Please transcribe the data below exactly. Leave the pictures out.

##### DATASET EXTRACT #####

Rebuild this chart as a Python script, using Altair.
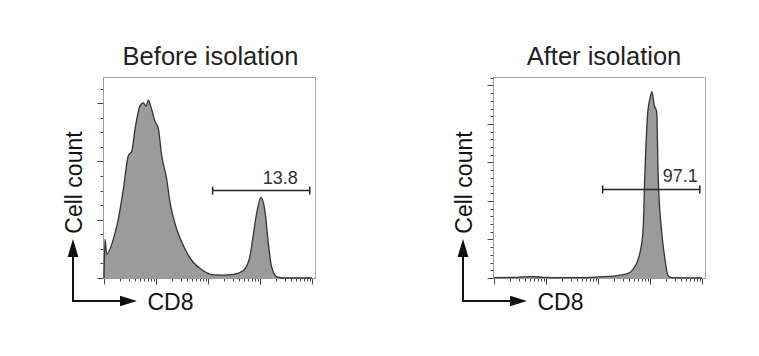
import altair as alt
import pandas as pd

FONT = "Liberation Sans"

# ---- data ----
before_cd8 = [1.0, 1.045, 1.127, 1.51, 1.884, 2.35, 2.931, 3.412, 3.945, 4.92, 5.702, 6.427,
              7.112, 7.907, 9.572, 11.07, 12.88, 16.07, 18.58, 25.0, 36.14, 52.12, 81.28,
              126.5, 199.5, 316.2, 446.7, 512.9, 645.7, 741.3, 871.0, 1047, 1259, 1445,
              1660, 2089, 2818, 10000]
before_count = [0.0, 2.67, 1.64, 2.67, 4.04, 6.08, 8.40, 8.70, 10.21, 11.80, 12.03, 11.80,
                12.21, 11.80, 10.75, 10.27, 8.40, 6.78, 5.21, 3.36, 1.99, 1.08, 0.50,
                0.21, 0.20, 0.25, 0.45, 0.62, 1.53, 2.9, 4.5, 5.53, 4.5, 2.45,
                0.84, 0.10, 0.0, 0.0]

after_cd8 = [1.0, 2.512, 3.548, 5.623, 8.913, 19.95, 50.12, 107.2, 195.0, 354.8, 478.6,
             645.7, 741.3, 794.3, 912.0, 1000, 1096, 1202, 1349, 1445, 1660, 1905, 2239,
             2630, 10000]
after_count = [0.05, 0.08, 0.15, 0.18, 0.08, 0.05, 0.05, 0.15, 0.25, 0.52, 1.17,
               3.35, 6.4, 13.0, 21.6, 23.3, 24.2, 22.5, 21.6, 13.0, 6.4, 2.9, 0.3,
               0.05, 0.0]

panel_titles = ["Before isolation", "After isolation"]
gate_low = [123, 123]
gate_high = [9120, 9120]
gate_level = [6.0, 11.5]
gate_pct = ["13.8", "97.1"]
gate_label_x = [5370, 8318]
y_top = [13.8, 26.1]
y_major_step = [4, 5]
title_dx = [1.5, 5]

x_tick_values = [m * 10 ** k for k in range(4) for m in range(1, 10)] + [10000]

W, H = 212, 201


def panel(i, cd8, count):
    hist = pd.DataFrame({"cd8": cd8, "count": count})
    xscale = alt.Scale(type="log", domain=[0.955, 11480], nice=False)
    yscale = alt.Scale(domain=[0, y_top[i]], nice=False, zero=True)
    is_decade = "abs(log(datum.value)/LN10 - round(log(datum.value)/LN10)) < 0.001"
    xaxis = alt.Axis(
        values=x_tick_values, labels=False, grid=False,
        domainColor="#999999", domainWidth=1,
        tickColor="#444444", tickWidth=1,
        tickSize={"condition": {"test": is_decade, "value": 6}, "value": 3},
        title="CD8", titleFont=FONT, titleFontSize=23, titleFontWeight="normal",
        titleColor="#111111", titleX=44, titleY=24, titleAlign="left",
        titleBaseline="middle", titleAngle=0,
    )
    y_values = list(range(0, int(y_top[i]) + 1))
    yaxis = alt.Axis(
        values=y_values, labels=False, grid=False,
        domainColor="#999999", domainWidth=1,
        tickColor="#444444", tickWidth=1,
        tickSize={"condition": {"test": f"datum.value % {y_major_step[i]} === 0", "value": 6}, "value": 3},
        title="Cell count", titleFont=FONT, titleFontSize=23, titleFontWeight="normal",
        titleColor="#111111", titleX=-29, titleY=105, titleAlign="center",
        titleBaseline="middle", titleAngle=270,
    )
    area = alt.Chart(hist).mark_area(
        color="#9b9b9b", opacity=1, interpolate="monotone",
        line={"color": "#333333", "strokeWidth": 1.3},
    ).encode(
        x=alt.X("cd8:Q", scale=xscale, axis=xaxis),
        y=alt.Y("count:Q", scale=yscale, axis=yaxis),
    )

    gate_df = pd.DataFrame({"lo": [gate_low[i]], "hi": [gate_high[i]],
                            "lvl": [gate_level[i]], "lab": [gate_pct[i]],
                            "lx": [gate_label_x[i]]})
    gate = alt.Chart(gate_df).mark_rule(color="#222222", strokeWidth=1.5).encode(
        x=alt.X("lo:Q", scale=xscale, axis=xaxis),
        x2="hi:Q",
        y=alt.Y("lvl:Q", scale=yscale, axis=yaxis),
    )
    ends_df = pd.DataFrame({"ex": [gate_low[i], gate_high[i]],
                            "lvl": [gate_level[i], gate_level[i]]})
    ends = alt.Chart(ends_df).mark_tick(orient="vertical", size=8, thickness=1.5,
                                        color="#222222", opacity=1).encode(
        x=alt.X("ex:Q", scale=xscale, axis=xaxis),
        y=alt.Y("lvl:Q", scale=yscale, axis=yaxis),
    )
    label = alt.Chart(gate_df).mark_text(
        align="right", baseline="alphabetic", dy=-7, fontSize=18,
        font=FONT, color="#333333",
    ).encode(
        x=alt.X("lx:Q", scale=xscale, axis=xaxis),
        y=alt.Y("lvl:Q", scale=yscale, axis=yaxis),
        text="lab:N",
    )

    one = pd.DataFrame({"k": [0]})
    vline = alt.Chart(one).mark_rule(color="#111111", strokeWidth=2).encode(
        x=alt.value(-30), y=alt.value(224.5), y2=alt.value(180))
    hline = alt.Chart(one).mark_rule(color="#111111", strokeWidth=2).encode(
        x=alt.value(-31), x2=alt.value(19), y=alt.value(224))
    up_head = alt.Chart(one).mark_point(
        shape="M0,-1L-0.6,1L0.6,1Z", filled=True, opacity=1, color="#111111", size=324,
    ).encode(x=alt.value(-30), y=alt.value(171))
    right_head = alt.Chart(one).mark_point(
        shape="M1,0L-1,-0.62L-1,0.62Z", filled=True, opacity=1, color="#111111", size=289,
    ).encode(x=alt.value(25.5), y=alt.value(224))

    return alt.layer(area, gate, ends, label, vline, hline, up_head, right_head).properties(
        width=W, height=H,
        title=alt.TitleParams(panel_titles[i], font=FONT, fontSize=25.5, fontWeight="normal",
                              color="#222222", offset=7, dx=title_dx[i]),
    )


left = panel(0, before_cd8, before_count)
right = panel(1, after_cd8, after_count)

chart = alt.hconcat(left, right, spacing=136).properties(
    padding={"left": 62, "top": 44, "right": 5, "bottom": 5},
).configure_view(stroke="#aaaaaa", strokeWidth=1)

chart.save("out.html", embed_options={"renderer": "svg", "actions": False})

#####

* [RESPONSE FOR THIS EXERCISE]
Rebuild this chart as a Python script, using Altair.
import altair as alt
import pandas as pd

FONT = "Liberation Sans"

# ---- data ----
before_cd8 = [1.0, 1.045, 1.127, 1.51, 1.884, 2.35, 2.931, 3.412, 3.945, 4.92, 5.702, 6.427,
              7.112, 7.907, 9.572, 11.07, 12.88, 16.07, 18.58, 25.0, 36.14, 52.12, 81.28,
              126.5, 199.5, 316.2, 446.7, 512.9, 645.7, 741.3, 871.0, 1047, 1259, 1445,
              1660, 2089, 2818, 10000]
before_count = [0.0, 2.67, 1.64, 2.67, 4.04, 6.08, 8.40, 8.70, 10.21, 11.80, 12.03, 11.80,
                12.21, 11.80, 10.75, 10.27, 8.40, 6.78, 5.21, 3.36, 1.99, 1.08, 0.50,
                0.21, 0.20, 0.25, 0.45, 0.62, 1.53, 2.9, 4.5, 5.53, 4.5, 2.45,
                0.84, 0.10, 0.0, 0.0]

after_cd8 = [1.0, 2.512, 3.548, 5.623, 8.913, 19.95, 50.12, 107.2, 195.0, 354.8, 478.6,
             645.7, 741.3, 794.3, 912.0, 1000, 1096, 1202, 1349, 1445, 1660, 1905, 2239,
             2630, 10000]
after_count = [0.05, 0.08, 0.15, 0.18, 0.08, 0.05, 0.05, 0.15, 0.25, 0.52, 1.17,
               3.35, 6.4, 13.0, 21.6, 23.3, 24.2, 22.5, 21.6, 13.0, 6.4, 2.9, 0.3,
               0.05, 0.0]

panel_titles = ["Before isolation", "After isolation"]
gate_low = [123, 123]
gate_high = [9120, 9120]
gate_level = [6.0, 11.5]
gate_pct = ["13.8", "97.1"]
gate_label_x = [5370, 8318]
y_top = [13.8, 26.1]
y_major_step = [4, 5]
title_dx = [1.5, 5]

x_tick_values = [m * 10 ** k for k in range(4) for m in range(1, 10)] + [10000]

W, H = 212, 201


def panel(i, cd8, count):
    hist = pd.DataFrame({"cd8": cd8, "count": count})
    xscale = alt.Scale(type="log", domain=[0.955, 11480], nice=False)
    yscale = alt.Scale(domain=[0, y_top[i]], nice=False, zero=True)
    is_decade = "abs(log(datum.value)/LN10 - round(log(datum.value)/LN10)) < 0.001"
    xaxis = alt.Axis(
        values=x_tick_values, labels=False, grid=False,
        domainColor="#999999", domainWidth=1,
        tickColor="#444444", tickWidth=1,
        tickSize={"condition": {"test": is_decade, "value": 6}, "value": 3},
        title="CD8", titleFont=FONT, titleFontSize=23, titleFontWeight="normal",
        titleColor="#111111", titleX=44, titleY=24, titleAlign="left",
        titleBaseline="middle", titleAngle=0,
    )
    y_values = list(range(0, int(y_top[i]) + 1))
    yaxis = alt.Axis(
        values=y_values, labels=False, grid=False,
        domainColor="#999999", domainWidth=1,
        tickColor="#444444", tickWidth=1,
        tickSize={"condition": {"test": f"datum.value % {y_major_step[i]} === 0", "value": 6}, "value": 3},
        title="Cell count", titleFont=FONT, titleFontSize=23, titleFontWeight="normal",
        titleColor="#111111", titleX=-29, titleY=105, titleAlign="center",
        titleBaseline="middle", titleAngle=270,
    )
    area = alt.Chart(hist).mark_area(
        color="#9b9b9b", opacity=1, interpolate="monotone",
        line={"color": "#333333", "strokeWidth": 1.3},
    ).encode(
        x=alt.X("cd8:Q", scale=xscale, axis=xaxis),
        y=alt.Y("count:Q", scale=yscale, axis=yaxis),
    )

    gate_df = pd.DataFrame({"lo": [gate_low[i]], "hi": [gate_high[i]],
                            "lvl": [gate_level[i]], "lab": [gate_pct[i]],
                            "lx": [gate_label_x[i]]})
    gate = alt.Chart(gate_df).mark_rule(color="#222222", strokeWidth=1.5).encode(
        x=alt.X("lo:Q", scale=xscale, axis=xaxis),
        x2="hi:Q",
        y=alt.Y("lvl:Q", scale=yscale, axis=yaxis),
    )
    ends_df = pd.DataFrame({"ex": [gate_low[i], gate_high[i]],
                            "lvl": [gate_level[i], gate_level[i]]})
    ends = alt.Chart(ends_df).mark_tick(orient="vertical", size=8, thickness=1.5,
                                        color="#222222", opacity=1).encode(
        x=alt.X("ex:Q", scale=xscale, axis=xaxis),
        y=alt.Y("lvl:Q", scale=yscale, axis=yaxis),
    )
    label = alt.Chart(gate_df).mark_text(
        align="right", baseline="alphabetic", dy=-7, fontSize=18,
        font=FONT, color="#333333",
    ).encode(
        x=alt.X("lx:Q", scale=xscale, axis=xaxis),
        y=alt.Y("lvl:Q", scale=yscale, axis=yaxis),
        text="lab:N",
    )

    one = pd.DataFrame({"k": [0]})
    vline = alt.Chart(one).mark_rule(color="#111111", strokeWidth=2).encode(
        x=alt.value(-30), y=alt.value(224.5), y2=alt.value(180))
    hline = alt.Chart(one).mark_rule(color="#111111", strokeWidth=2).encode(
        x=alt.value(-31), x2=alt.value(19), y=alt.value(224))
    up_head = alt.Chart(one).mark_point(
        shape="M0,-1L-0.6,1L0.6,1Z", filled=True, opacity=1, color="#111111", size=324,
    ).encode(x=alt.value(-30), y=alt.value(171))
    right_head = alt.Chart(one).mark_point(
        shape="M1,0L-1,-0.62L-1,0.62Z", filled=True, opacity=1, color="#111111", size=289,
    ).encode(x=alt.value(25.5), y=alt.value(224))

    return alt.layer(area, gate, ends, label, vline, hline, up_head, right_head).properties(
        width=W, height=H,
        title=alt.TitleParams(panel_titles[i], font=FONT, fontSize=25.5, fontWeight="normal",
                              color="#222222", offset=7, dx=title_dx[i]),
    )


left = panel(0, before_cd8, before_count)
right = panel(1, after_cd8, after_count)

chart = alt.hconcat(left, right, spacing=136).properties(
    padding={"left": 62, "top": 44, "right": 5, "bottom": 5},
).configure_view(stroke="#aaaaaa", strokeWidth=1)

chart.save("out.html", embed_options={"renderer": "svg", "actions": False})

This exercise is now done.